Earlier this year, President Donald Trump signed an executive order to protect Christian organizations like the Little Sisters of the Poor from being forced to pay for abortions.
The order indicates the Trump administration will “provide regulatory relief for religious objectors to Obamacare’s burdensome preventive services mandate, a position supported by the Supreme Court decision in Hobby Lobby.”
It limits a rule created under the Obama administration’s Affordable Care Act that required that employers, including non-church religious organizations, cover all forms of contraception, from birth control pills to drugs and devices that may cause abortions at no cost to the employees.

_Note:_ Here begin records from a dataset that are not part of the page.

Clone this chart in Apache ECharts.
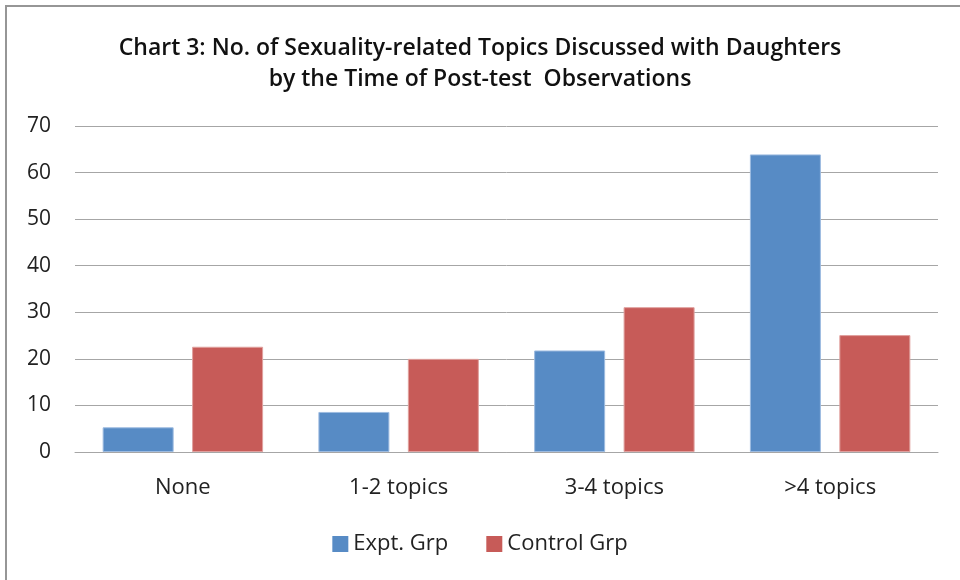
<!DOCTYPE html>
<html>
<head>
<meta charset="utf-8">
<script src="https://cdn.jsdelivr.net/npm/echarts@6/dist/echarts.min.js"></script>
<style>
  html, body { margin: 0; padding: 0; background: #fff; }
  #main { width: 960px; height: 580px; }
</style>
</head>
<body>
<div id="main"></div>
<script>
// chart data
var categories = ['None', '1-2 topics', '3-4 topics', '>4 topics'];
var exptGrp = [5.3, 8.6, 21.8, 63.9];
var controlGrp = [22.6, 20.0, 31.1, 25.1];
var yTicks = { min: 0, max: 70, interval: 10 };

var myChart = echarts.init(document.getElementById('main'));
var font = 'Open Sans';

var option = {
  backgroundColor: '#fff',
  animation: false,
  title: {
    text: 'Chart 3: No. of Sexuality-related Topics Discussed with Daughters\nby the Time of Post-test  Observations',
    left: 'center',
    top: 28,
    textStyle: {
      fontFamily: font,
      fontSize: 23,
      fontWeight: 600,
      color: '#111',
      lineHeight: 31,
    },
  },
  // the outer frame
  graphic: [
    {
      type: 'rect',
      shape: { x: 6, y: 6, width: 1000, height: 1000 },
      style: { fill: 'none', stroke: '#969696', lineWidth: 2 },
    },
  ],
  legend: {
    bottom: 20,
    left: 'center',
    icon: 'rect',
    itemWidth: 16,
    itemHeight: 16,
    itemGap: 38,
    itemStyle: { borderWidth: 0 },
    textStyle: { fontFamily: font, fontSize: 22, color: '#222' },
  },
  grid: {
    left: 75,
    right: 22,
    top: 126,
    bottom: 128,
  },
  xAxis: {
    type: 'category',
    data: categories,
    axisTick: { show: false },
    axisLine: { lineStyle: { color: '#a6a6a6', width: 1 } },
    axisLabel: { fontFamily: font, fontSize: 22, color: '#222', margin: 25 },
  },
  yAxis: {
    type: 'value',
    min: yTicks.min,
    max: yTicks.max,
    interval: yTicks.interval,
    axisLine: { show: false },
    axisTick: { show: false },
    splitLine: { lineStyle: { color: '#a6a6a6', width: 1 } },
    axisLabel: { fontFamily: font, fontSize: 21, color: '#222', margin: 24 },
  },
  series: [
    {
      name: 'Expt. Grp',
      type: 'bar',
      data: exptGrp,
      barWidth: 71,
      barGap: '26%',
      itemStyle: { color: '#578bc5', borderColor: '#9dbbe0', borderWidth: 1 },
    },
    {
      name: 'Control Grp',
      type: 'bar',
      data: controlGrp,
      barWidth: 71,
      itemStyle: { color: '#c75b58', borderColor: '#e0a09e', borderWidth: 1 },
    },
  ],
};
myChart.setOption(option);
</script>
</body>
</html>
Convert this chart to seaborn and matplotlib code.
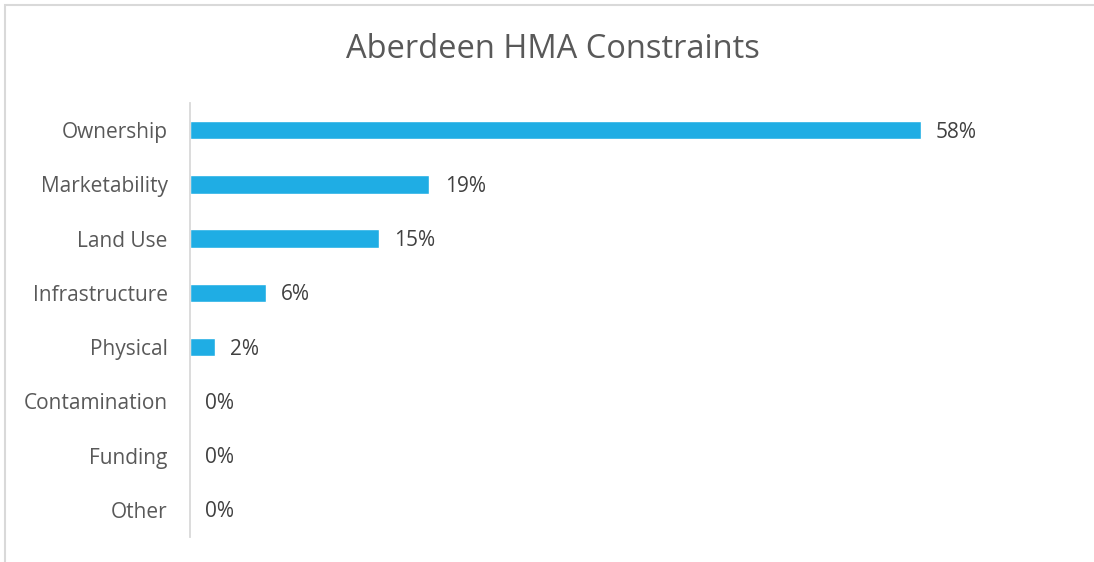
import pandas as pd
import seaborn as sns
import matplotlib.pyplot as plt
from matplotlib.patches import Rectangle

categories = ['Ownership', 'Marketability', 'Land Use', 'Infrastructure',
              'Physical', 'Contamination', 'Funding', 'Other']
shares = [58, 19, 15, 6, 2, 0, 0, 0]

df = pd.DataFrame({'category': categories, 'share': shares})

sns.set_style('white')
plt.rcParams['font.family'] = ['Open Sans', 'DejaVu Sans']

fig = plt.figure(figsize=(10.94, 5.62), dpi=100)
ax = fig.add_axes([190 / 1094, 25 / 562, (1072 - 190) / 1094, (537 - 103) / 562])

sns.barplot(data=df, x='share', y='category', orient='h', color='#1FADE4',
            saturation=1, width=0.34, ax=ax)

ax.set_xlim(0, 70)
ax.set_ylim(len(categories) - 0.5, -0.5)
ax.set_xlabel('')
ax.set_ylabel('')
ax.set_xticks([])
for side in ['top', 'right', 'bottom']:
    ax.spines[side].set_visible(False)
ax.spines['left'].set_color('#D9D9D9')
ax.spines['left'].set_linewidth(1.3)
ax.tick_params(axis='y', length=0, pad=16, labelsize=15, labelcolor='#595959')

for i, v in enumerate(shares):
    ax.annotate(f'{v}%', (v, i), xytext=(11, -1.5), textcoords='offset points',
                va='center', ha='left', fontsize=15, color='#404040')

fig.text(553 / 1094, 1 - 50 / 562, 'Aberdeen HMA Constraints', ha='center',
         va='center', fontsize=23.5, color='#595959')

# chart border (only top and left edges visible in the crop)
fig.patches.append(Rectangle((5 / 1094, -0.1), 1.1, 1 - 5 / 562 + 0.1,
                             transform=fig.transFigure, fill=False,
                             edgecolor='#D9D9D9', linewidth=1.5))

fig.savefig('out.png', dpi=100)
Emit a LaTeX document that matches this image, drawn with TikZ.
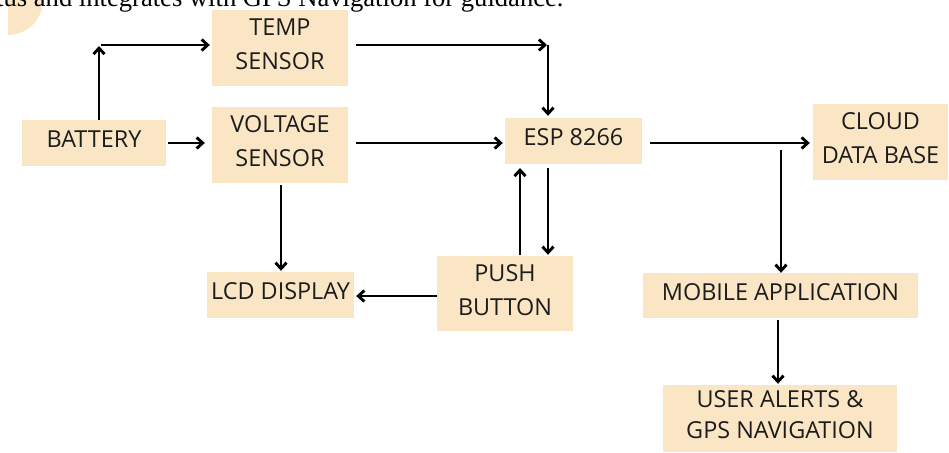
\documentclass[tikz,border=0pt]{standalone}
\usepackage{fontspec}
\setmainfont{Open Sans}
\newfontfamily\serifx{Liberation Serif}
\usetikzlibrary{arrows.meta}
\definecolor{boxfill}{HTML}{FAE6C4}
\definecolor{circfill}{HTML}{FBE7C6}
\definecolor{txt}{HTML}{1C1C1C}
\tikzset{
  blk/.style={fill=boxfill, draw=none, inner sep=0pt},
  blktext/.style={align=center, text=txt, inner sep=0pt,
    font=\fontsize{23.4}{34}\selectfont},
  arr/.style={line width=2.9pt, draw=black, -{Straight Barb[length=6pt,width=11pt,line width=2.9pt]}},
}
% \blkbox{name}{x}{y}{w}{h}{text}
\newcommand\blkbox[6]{%
  \node[blk, minimum width=#4pt, minimum height=#5pt] (#1) at (#2,#3) {};
  \node[blktext] (#1-t) at ([yshift=3.5pt]#1.center) {#6};
}
\begin{document}
\begin{tikzpicture}[x=1pt,y=-1pt]
\useasboundingbox (0,0) rectangle (949,452);
% decorative quarter disc
\begin{scope}
\clip (8,0) rectangle (60,45);
\fill[circfill] (8,0) circle[radius=35pt];
\end{scope}
% clipped caption line at top
\node[anchor=base west, inner sep=0pt, font=\serifx\fontsize{26.6}{30}\selectfont] (cap) at (-4,7)
  {tus and integrates with GPS Navigation for guidance.};
% blocks
\blkbox{bat}{94}{143}{144}{46}{BATTERY}
\blkbox{temp}{280}{48}{136}{76}{TEMP\\SENSOR}
\blkbox{volt}{280}{145}{136}{76}{VOLTAGE\\SENSOR}
\blkbox{lcd}{280.5}{295}{147}{46}{LCD DISPLAY}
\blkbox{push}{505}{293.5}{136}{75}{PUSH\\BUTTON}
\blkbox{esp}{573.5}{141}{137}{46}{ESP 8266}
\blkbox{cloud}{880.5}{142}{135}{76}{CLOUD\\DATA BASE}
\blkbox{mob}{780.5}{295.5}{275}{45}{MOBILE APPLICATION}
\blkbox{user}{780}{418.5}{234}{67}{USER ALERTS \&\\[-3pt]GPS NAVIGATION}
% junction points
\coordinate (c1) at (99,45);
\coordinate (c2) at (548,45);
\coordinate (c3) at (781,150);
\coordinate (eb) at (548,164);
\coordinate (ea) at (520,164);
% connectors
\draw[arr, shorten >=1pt] (bat.north -| c1) -- (c1);
\draw[arr, shorten <=2pt, shorten >=2pt] (c1) -- (temp.west |- c1);
\draw[arr, shorten <=8pt, shorten >=1pt] (temp.east |- c2) -- (c2);
\draw[arr, shorten >=2pt] (c2) -- (esp.north -| c2);
\draw[arr, shorten <=2pt, shorten >=7pt] (bat.east) -- (volt.west |- bat.east);
\draw[arr, shorten <=8pt, shorten >=2pt] (volt.east |- 0,143) -- (esp.west |- 0,143);
\draw[arr, shorten <=8pt, shorten >=3pt] (esp.east |- 0,143) -- (cloud.west |- 0,143);
\draw[arr] (c3) -- (mob.north -| c3);
\draw[arr, shorten <=4pt, shorten >=1pt] (eb) -- (push.north -| eb);
\draw[arr, shorten <=1pt, shorten >=4pt] (push.north -| ea) -- (ea);
\draw[arr, shorten <=2pt, shorten >=1pt] (volt.south -| 281,0) -- (lcd.north -| 281,0);
\draw[arr, shorten >=2pt] (push.west |- 0,296) -- (lcd.east |- 0,296);
\draw[arr, shorten <=2pt, shorten >=1pt] (mob.south -| 778,0) -- (user.north -| 778,0);
\end{tikzpicture}
\end{document}
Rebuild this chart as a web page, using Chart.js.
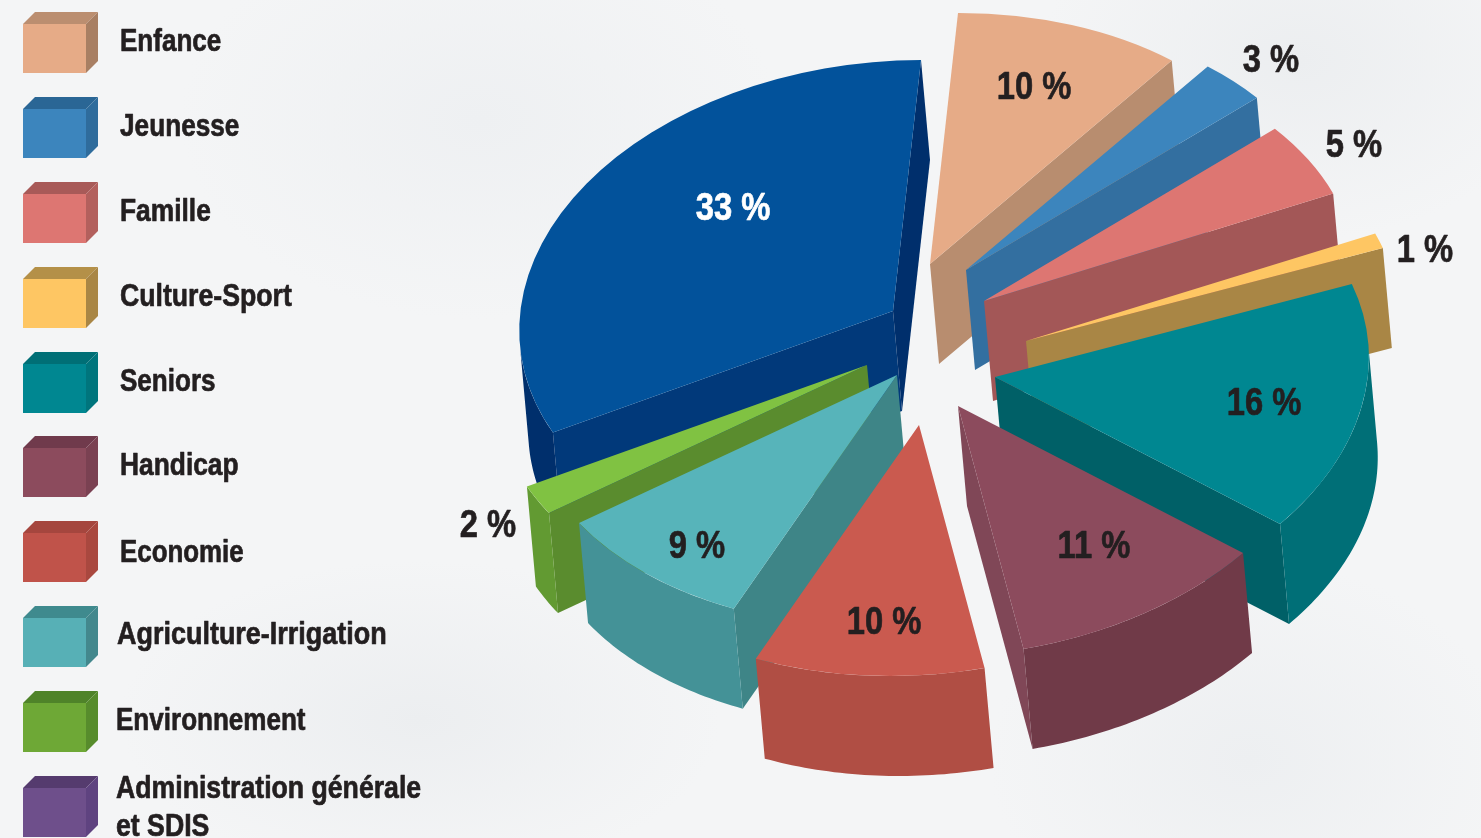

However, abortion activists are suing to stop the order from protecting religious non-profits like the Little Sisters of the Poor, Catholic nuns who dedicate their lives to caring for the elderly poor. The religious group opposes providing drugs like the week-after pill in their healthcare plans in violation of their faith. If it stands, the new rule should mean that their lawsuit against the federal government will soon end.
The controversial mandate has twice made it to the U.S. Supreme Court where the nation’s highest court sided with both Hobby Lobby and Little Sisters of the Poor and their attempts to not be forced to pay for abortion causing drugs in violation of their consciences.
The court ruled that Hobby Lobby and other similar businesses were protected by the Religious Freedom Restoration Act of 1993, which states that an individual’s religious expression shouldn’t be “substantially burdened” by a law unless there is a “compelling government interest.”
In the Hobby Lobby ruling, Justice Samuel Alito wrote that the Affordable Care Act’s contraception rule “would put these merchants to a difficult choice: either give up the right to seek judicial protection of their religious liberty or forgo the benefits, available to their competitors, of operating as corporations.”